Thursday, September 9, 2010

Striving for Normal

Keeping loved ones safe has been a priority since the Cave Man fended off a wild beast at the mouth of his cave. If we think we are the first to worry about terrorist threats, history will show us that we must be a pretty hardy bunch or we wouldn’t still be here.

COUNTDOWN by Deborah Wiles, Scholastic Press, 2010

This is called a documentary novel because the story is interspersed with news clips from 1962. Viet Nam. Civil Rights. Castro and Cuba.

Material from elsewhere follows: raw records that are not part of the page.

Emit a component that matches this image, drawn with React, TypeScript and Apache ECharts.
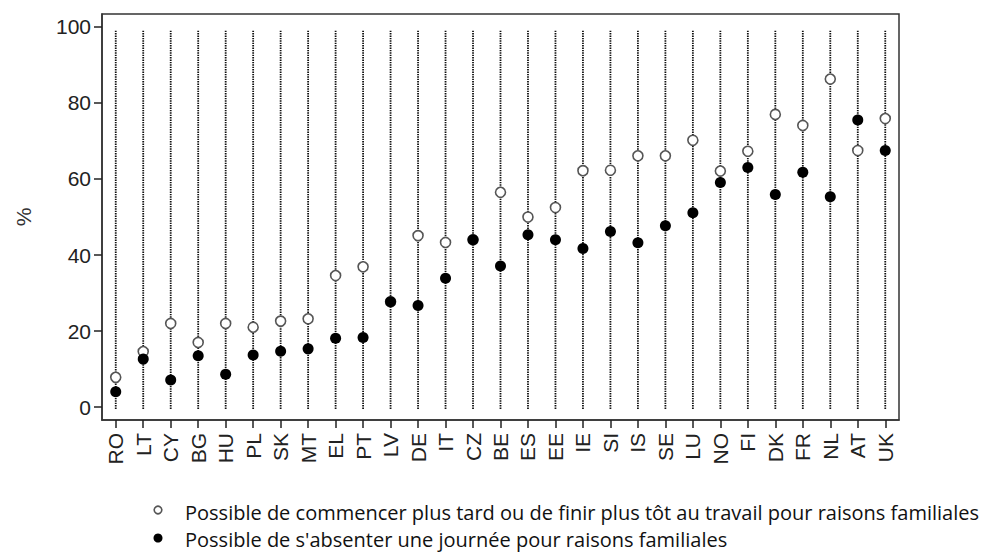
import React, { useEffect, useRef } from "react";
import * as echarts from "echarts";

const countries = ["RO","LT","CY","BG","HU","PL","SK","MT","EL","PT","LV","DE","IT","CZ","BE","ES","EE","IE","SI","IS","SE","LU","NO","FI","DK","FR","NL","AT","UK"];
const flexStart = [7.8,14.6,22.0,17.0,22.0,21.0,22.6,23.2,34.6,36.9,27.7,45.1,43.3,44.0,56.5,50.0,52.5,62.2,62.3,66.1,66.1,70.2,62.1,67.3,77.0,74.1,86.3,67.5,75.9];
const dayOff = [4.0,12.6,7.1,13.5,8.6,13.7,14.7,15.3,18.1,18.3,27.7,26.7,33.9,44.0,37.1,45.3,44.0,41.7,46.2,43.2,47.7,51.1,59.1,63.0,55.9,61.8,55.3,75.5,67.5];
const yTicks = [0, 20, 40, 60, 80, 100];
const seriesNames = [
  "Possible de commencer plus tard ou de finir plus tôt au travail pour raisons familiales",
  "Possible de s'absenter une journée pour raisons familiales",
];
const guideRange = [-0.5, 99];

export default function App() {
  const ref = useRef<HTMLDivElement>(null);
  useEffect(() => {
    if (!ref.current) return;
    const chart = echarts.init(ref.current, null, { renderer: "svg" });
    const font = "'Liberation Sans', Arial, sans-serif";
    const legendFont = "'Open Sans', sans-serif";
    chart.setOption({
      animation: false,
      backgroundColor: "#fff",
      grid: {
        left: 102, right: 84, top: 14, bottom: 132,
        show: true, borderColor: "#333", borderWidth: 1.5, backgroundColor: "transparent",
      },
      graphic: [
        {
          type: "circle",
          shape: { cx: 158, cy: 510, r: 3.8 },
          style: { fill: "#fff", stroke: "#555", lineWidth: 1.6 },
        },
        {
          type: "circle",
          shape: { cx: 158, cy: 538, r: 4.5 },
          style: { fill: "#000" },
        },
        {
          type: "text",
          x: 185,
          y: 512,
          style: { text: seriesNames[0], fontFamily: legendFont, fontSize: 20, fill: "#111", verticalAlign: "middle", align: "left" },
        },
        {
          type: "text",
          x: 185,
          y: 539,
          style: { text: seriesNames[1], fontFamily: legendFont, fontSize: 20, fill: "#111", verticalAlign: "middle", align: "left" },
        },
      ],
      xAxis: {
        type: "category",
        data: countries,
        boundaryGap: true,
        axisLine: { show: true, onZero: false, lineStyle: { color: "#333", width: 1.5 } },
        axisTick: { show: true, alignWithLabel: true, length: 8, lineStyle: { color: "#222", width: 1.5 } },
        axisLabel: { rotate: 90, margin: 13, fontFamily: font, fontSize: 21, color: "#222", interval: 0 },
        splitLine: { show: false },
      },
      yAxis: {
        type: "value",
        min: -3.42,
        max: 103.42,
        name: "%",
        nameLocation: "middle",
        nameGap: 68,
        nameRotate: 90,
        nameTextStyle: { fontFamily: font, fontSize: 21, color: "#333" },
        axisLine: { show: true, lineStyle: { color: "#333", width: 1.5 } },
        axisTick: { show: true, length: 8, customValues: yTicks, lineStyle: { color: "#222", width: 1.5 } },
        axisLabel: { customValues: yTicks, margin: 11, fontFamily: font, fontSize: 21, color: "#222" },
        splitLine: { show: false },
      },
      series: [
        {
          type: "custom",
          silent: true,
          z: 1,
          data: countries.map((_, i) => [i, guideRange[0], guideRange[1]]),
          renderItem: (params: any, api: any) => {
            const p0 = api.coord([api.value(0), api.value(1)]);
            const p1 = api.coord([api.value(0), api.value(2)]);
            return {
              type: "line",
              shape: { x1: p0[0], y1: p0[1], x2: p1[0], y2: p1[1] },
              style: { stroke: "#111", lineWidth: 1.8, lineDash: [1.4, 1] },
            };
          },
        },
        {
          name: seriesNames[0],
          type: "scatter",
          z: 2,
          data: flexStart,
          symbol: "circle",
          symbolSize: 10,
          itemStyle: { color: "#fff", borderColor: "#555", borderWidth: 1.6, opacity: 1 },
        },
        {
          name: "inner",
          type: "scatter",
          z: 3,
          silent: true,
          data: flexStart,
          symbol: "emptyCircle",
          symbolSize: 3,
          itemStyle: { color: "#fff", borderColor: "#777", borderWidth: 1, opacity: 1 },
        },
        {
          name: seriesNames[1],
          type: "scatter",
          z: 4,
          data: dayOff,
          symbol: "circle",
          symbolSize: 11,
          itemStyle: { color: "#000", opacity: 1 },
        },
      ],
    });
    return () => chart.dispose();
  }, []);
  return <div ref={ref} style={{ width: 983, height: 552, position: "absolute", left: 0, top: 0 }} />;
}
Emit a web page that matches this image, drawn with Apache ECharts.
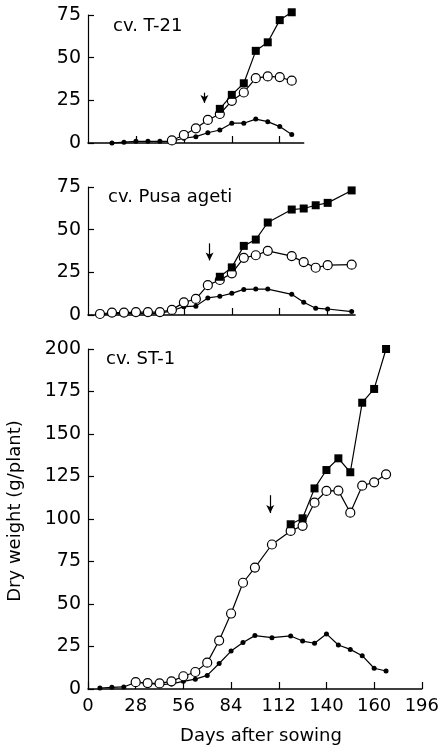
<!DOCTYPE html>
<html lang="en">
<head>
<meta charset="UTF-8">
<script src="https://cdn.jsdelivr.net/npm/echarts@6.0.0/dist/echarts.min.js"></script>
<title>Dry weight</title>
<style>
  body { margin: 0; padding: 0; background: #fff; }
  #chart { width: 442px; height: 748px; }
</style>
</head>
<body>
<div id="chart"></div>
<script>
  // cv. T-21
  const t21DaysA = [77, 84, 91, 98, 105, 112, 119];
  const t21A = [20, 28.2, 35, 54, 59, 72, 76.6];
  const t21DaysB = [49, 56, 63, 70, 77, 84, 91, 98, 105, 112, 119];
  const t21B = [1.5, 4.7, 8.6, 13.5, 17, 24.7, 29.6, 38, 39, 38.6, 36.5];
  const t21DaysC = [14, 21, 28, 35, 42, 49, 56, 63, 70, 77, 84, 91, 98, 105, 112, 119];
  const t21C = [0, 0.5, 1, 1, 1, 1, 2.8, 3.7, 6, 7.6, 11.6, 11.6, 14, 12.5, 9.6, 5];

  // cv. Pusa ageti
  const pusaDaysA = [77, 84, 91, 98, 105, 119, 126, 133, 140, 154];
  const pusaA = [22.4, 27.9, 40.5, 44.2, 54.2, 61.8, 62.4, 64.3, 65.7, 73];
  const pusaDaysB = [7, 14, 21, 28, 35, 42, 49, 56, 63, 70, 77, 84, 91, 98, 105, 119, 126, 133, 140, 154];
  const pusaB = [0.6, 1.4, 1.4, 1.7, 1.7, 1.7, 3, 7.4, 9.4, 17.5, 20.5, 24.4, 33.5, 35, 37.6, 34.5, 31, 27.7, 29.2, 29.5];
  const pusaDaysC = [7, 14, 21, 28, 35, 42, 49, 56, 63, 70, 77, 84, 91, 98, 105, 119, 126, 133, 140, 154];
  const pusaC = [0.3, 0.8, 0.8, 1, 1, 1, 2.5, 4.9, 5.2, 10, 11, 12.7, 15, 15.2, 15.2, 12.1, 7.5, 4, 3.5, 2];

  // cv. ST-1
  const stDaysA = [119, 126, 133, 140, 147, 154, 161, 168, 175];
  const stA = [96.9, 100.4, 118, 128.8, 135.7, 127.5, 168.4, 176.5, 200];
  const stDaysB = [28, 35, 42, 49, 56, 63, 70, 77, 84, 91, 98, 108, 119, 126, 133, 140, 147, 154, 161, 168, 175];
  const stB = [4, 3.5, 3.3, 4.5, 7.5, 10, 15.5, 28.5, 44.4, 62.5, 71.4, 85, 93, 96, 109.6, 116.5, 116.7, 103.7, 119.6, 121.6, 126.3];
  const stDaysC = [7, 14, 21, 28, 35, 42, 49, 56, 63, 70, 77, 84, 91, 98, 108, 119, 126, 133, 140, 147, 154, 161, 168, 175];
  const stC = [0.6, 1, 1.2, 4, 3.5, 2.5, 3, 4.5, 5.8, 8, 15, 22.3, 27.4, 31.4, 30.2, 31.2, 28.2, 26.9, 32.4, 25.9, 23.3, 19.6, 12.2, 10.6];

  // arrows (day, start value, tip value) per panel
  const arrowDays = [68, 71, 107];
  const arrowFrom = [29.5, 42, 114];
  const arrowTo = [23.5, 32, 103.5];

  const panelNames = ['cv. T-21', 'cv. Pusa ageti', 'cv. ST-1'];
  const xTickLabels = ['0', '28', '56', '84', '112', '140', '160', '196'];
  const yTitle = 'Dry weight (g/plant)';
  const xTitle = 'Days after sowing';

  const font = '"DejaVu Sans", sans-serif';
  const pxPerDay = 1.712;

  function pairs(days, vals) {
    return days.map((d, i) => [d, vals[i]]);
  }

  function xAxisFor(idx, max, withLabels) {
    return {
      type: 'value', gridIndex: idx, min: 0, max: max, interval: 28,
      axisLine: { show: true, lineStyle: { color: '#000', width: 1.5 } },
      axisTick: { show: true, inside: true, length: 7, lineStyle: { color: '#000', width: 1.2 },
                  customValues: withLabels ? undefined : [28, 56, 84, 112, 140].filter(v => v < max) },
      axisLabel: withLabels ? {
        show: true, color: '#000', fontFamily: font, fontSize: 18, margin: 8,
        formatter: v => xTickLabels[Math.round(v / 28)]
      } : { show: false },
      splitLine: { show: false }
    };
  }

  function yAxisFor(idx, max) {
    return {
      type: 'value', gridIndex: idx, min: 0, max: max, interval: 25,
      axisLine: { show: true, lineStyle: { color: '#000', width: 1.2 } },
      axisTick: { show: true, inside: true, length: 6, lineStyle: { color: '#000', width: 1.2 } },
      axisLabel: { color: '#000', fontFamily: font, fontSize: 19, margin: 7 },
      splitLine: { show: false }
    };
  }

  function seriesFor(idx, a, b, c, arrow) {
    const base = { type: 'line', xAxisIndex: idx, yAxisIndex: idx, clip: false,
                   lineStyle: { color: '#000', width: 1.2 }, emphasis: { disabled: true } };
    return [
      Object.assign({}, base, {
        data: c, symbol: 'circle', symbolSize: 5, itemStyle: { color: '#000' }, z: 2,
        markLine: {
          silent: true, symbol: ['none', 'arrow'], symbolSize: [6, 8],
          label: { show: false },
          lineStyle: { color: '#000', width: 1.2, type: 'solid' },
          data: [[{ coord: [arrow[0], arrow[1]] }, { coord: [arrow[0], arrow[2]] }]]
        }
      }),
      Object.assign({}, base, {
        data: b, symbol: 'circle', symbolSize: 9, z: 3,
        itemStyle: { color: '#fff', borderColor: '#000', borderWidth: 1.2 }
      }),
      Object.assign({}, base, {
        data: a, symbol: 'rect', symbolSize: 8, itemStyle: { color: '#000' }, z: 4
      })
    ];
  }

  const maxDays = [126, 156, 196];
  const chart = echarts.init(document.getElementById('chart'));

  const option = {
    animation: false,
    backgroundColor: '#fff',
    grid: [
      { left: 88, top: 15, width: maxDays[0] * pxPerDay, height: 128 },
      { left: 88, top: 187, width: maxDays[1] * pxPerDay, height: 128 },
      { left: 88, top: 349, width: maxDays[2] * pxPerDay, height: 340 }
    ],
    xAxis: [xAxisFor(0, maxDays[0], false), xAxisFor(1, maxDays[1], false), xAxisFor(2, maxDays[2], true)],
    yAxis: [yAxisFor(0, 75), yAxisFor(1, 75), yAxisFor(2, 200)],
    series: [].concat(
      seriesFor(0, pairs(t21DaysA, t21A), pairs(t21DaysB, t21B), pairs(t21DaysC, t21C),
                [arrowDays[0], arrowFrom[0], arrowTo[0]]),
      seriesFor(1, pairs(pusaDaysA, pusaA), pairs(pusaDaysB, pusaB), pairs(pusaDaysC, pusaC),
                [arrowDays[1], arrowFrom[1], arrowTo[1]]),
      seriesFor(2, pairs(stDaysA, stA), pairs(stDaysB, stB), pairs(stDaysC, stC),
                [arrowDays[2], arrowFrom[2], arrowTo[2]])
    ),
    graphic: [
      { type: 'text', x: 113, y: 26, style: { text: panelNames[0], font: '18px ' + font, fill: '#000', verticalAlign: 'middle' } },
      { type: 'text', x: 108, y: 197, style: { text: panelNames[1], font: '18px ' + font, fill: '#000', verticalAlign: 'middle' } },
      { type: 'text', x: 106, y: 359, style: { text: panelNames[2], font: '18px ' + font, fill: '#000', verticalAlign: 'middle' } },
      { type: 'text', x: 15, y: 511, rotation: Math.PI / 2,
        style: { text: yTitle, font: '18px ' + font, fill: '#000', align: 'center', verticalAlign: 'middle' } },
      { type: 'text', x: 261, y: 736,
        style: { text: xTitle, font: '18px ' + font, fill: '#000', align: 'center', verticalAlign: 'middle' } }
    ]
  };

  chart.setOption(option);
</script>
</body>
</html>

In the meantime, beyond those news clips, college graduates signed up for the military or attended interviews for jobs, young people said “I do” in large numbers, babies arrived on their own schedule, usually, and life was lived despite the ever present fear that “an atomic bomb could ruin your day.” (Bumper sticker this writer followed for several hours on a traffic clogged highway under construction.)

At home, the threat of an atomic bomb sent families scurrying to their basements to build bomb shelters. At school, children practiced duck and cover drills in the hallways.

Set against this background, the lives of 11 year old Franny Chapman and her family and friends unfold. The physical setting is Camp Springs, Maryland near Washington D.C. Personnel from Andrews Air Force Base lived there and did their best to create a semblance of normal life.

The characters are fictional, but the author has personal ties to the time and place. Rich details from her own life informed the story. Aprons. Headbands that stretched out of shape. (Always.) TV trays. 45 rpm records. Cloakroom. Chalkboards. Women smoking, one way to stake a claim for equality of the sexes. Franny struggles to communicate telepathically, a problem now solved by incessant texting.

This is Book 1 of the Sixties Trilogy, and it’s written for the peacemakers. That’s all Franny wants. Peace with her friends, peace with her mother, peace with the boy across the street who left for a year and came back as every girl’s crush but seems to be a genuine friend to Franny.

Peace is relative when you are eleven. And that’s the way it should be.